Chapeau! HamburgWas ist das für eine geheimnisvolle Soße?
Sie besteht aus Butter und Gewürzen und ihr Rezept wird wie ein Staatsgeheimnis geschützt. Ich habe in Paris nachgefragt, wie die Soße gemacht wird und wurde ausgelacht. Selbst gebürtige Pariser kennen nicht das genaue Rezept. Wir haben lange im Internet recherchiert und mussten einige Monate experimentieren, bis wir endlich auf die richtige Rezeptur gekommen sind.

Woraus besteht die Soße denn genau?
Aus Butter, Schalotten und vielen kleinen Gewürzen. Mehr darf ich dir nicht verraten (lacht).

Viele Leute, die gerne und regelmäßig ausgehen, denken, dass sie auch das Zeug zum Gastronomen haben. Ist das naiv?

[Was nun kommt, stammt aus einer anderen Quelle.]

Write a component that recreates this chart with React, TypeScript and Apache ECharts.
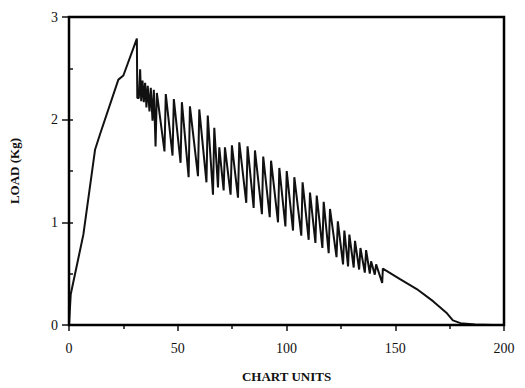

Gastronomie ist nicht nur Ausgehen und Party machen, sondern harte Arbeit. Unser Tag beginnt in der Regel morgens um 8 Uhr und endet am späten Abend. Man arbeitet während andere Spaß haben. Viele unterschätzen, wie viel Geld man braucht, um ein Restaurant zu eröffnen. Man kann alleine bei der Einrichtung richtig viel Geld versenken. Wenn man alles neu kauft, können schnell mehrere hunderttausend Euro für die Kücheneinrichtung und die Möbel zusammenkommen. Für das Chapeau! haben wir einen Mittelweg gewählt. Die Küchengeräte sind neu, aber für die Einrichtung im Gastraum haben wir alte Möbel von Hamburger Künstlern und Handwerkern restaurieren und herrichten lassen. Man sollte auch nicht unterschätzen, wie schwer es ist, einen guten Koch zu bekommen und wie aufwendig es ist, mehr als 50 Gäste gleichzeitig zu bewirten. Dafür braucht man gute Leute, die schnell arbeiten und auch bei Stress den Überblick behalten.